Abstract

People in crowd scenes often exhibit the characteristic of imbalanced distribution. On the one hand, people size varies largely due to the camera perspective. People far away from the camera look smaller and are likely to occlude each other, whereas people near to the camera look larger and are relatively sparse. On the other hand, the number of people also varies greatly in the same or different scenes. This article aims to develop a novel model that can accurately estimate the crowd count from a given scene with imbalanced people distribution. To this end, we have proposed an effective multi-level convolutional neural network (MLCNN) architecture that first adaptively learns multi-level density maps and then fuses them to predict the final output.
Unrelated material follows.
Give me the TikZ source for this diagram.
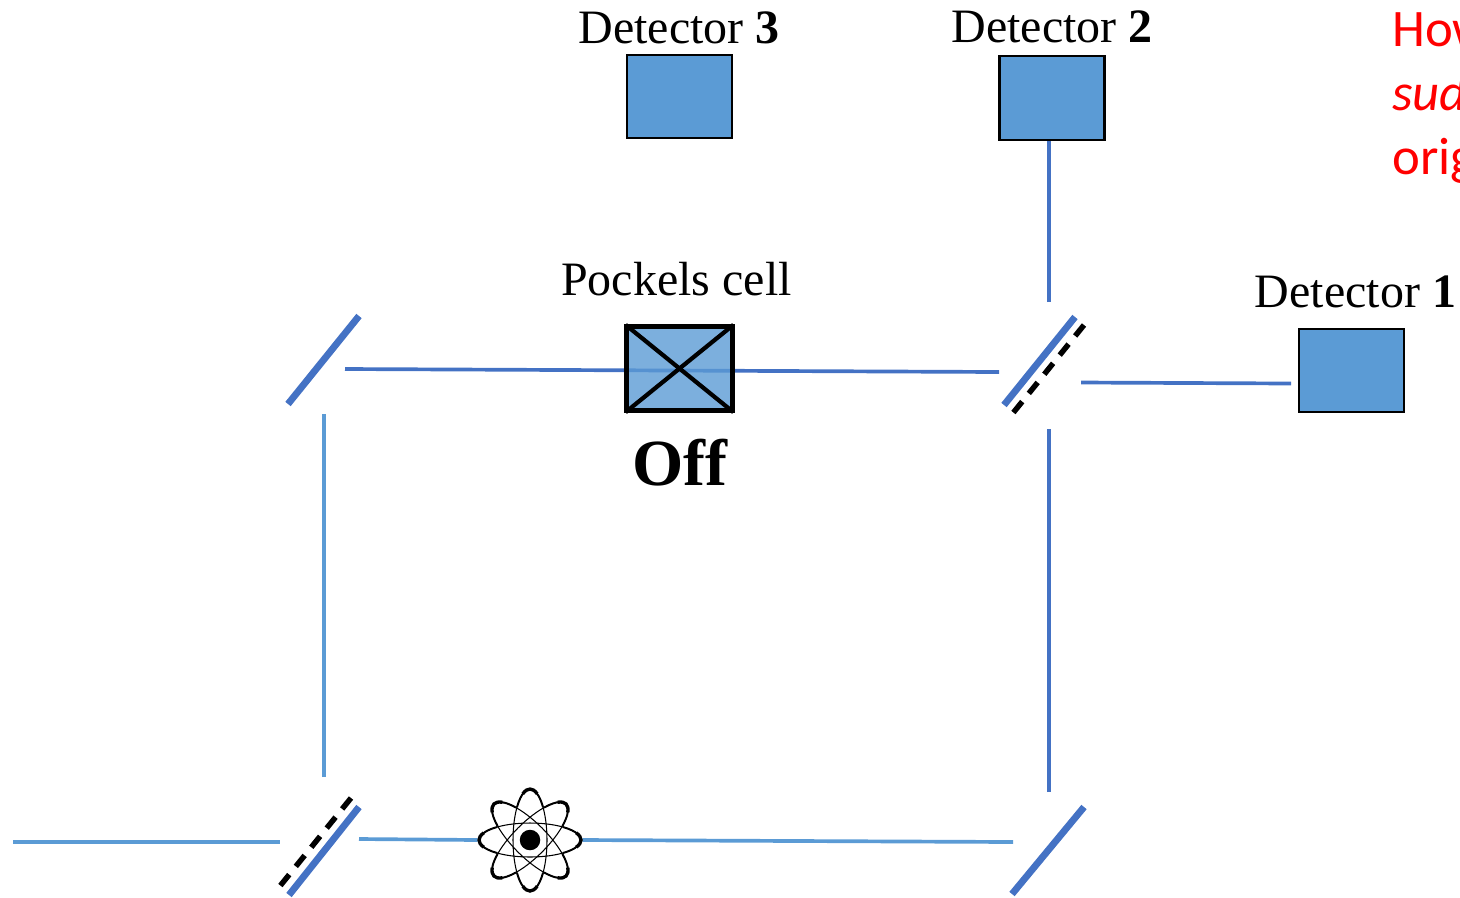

Density map of each level focuses on dealing with people of certain sizes. As a result, the fusion of multi-level density maps is able to tackle the large variation in people size. In addition, we introduce a new loss function named balanced loss (BL) to impose relatively BL feedback during training, which helps further improve the performance of the proposed network. Furthermore, we introduce a new data set including 1111 images with a total of 49 061 head annotations. MLCNN is easy to train with only one end-to-end training stage. Experimental results demonstrate that our MLCNN achieves state-of-the-art performance. In particular, our MLCNN reaches a mean absolute error (MAE) of 242.4 on the UCF_CC_50 data set, which is 37.2 lower than the second-best result.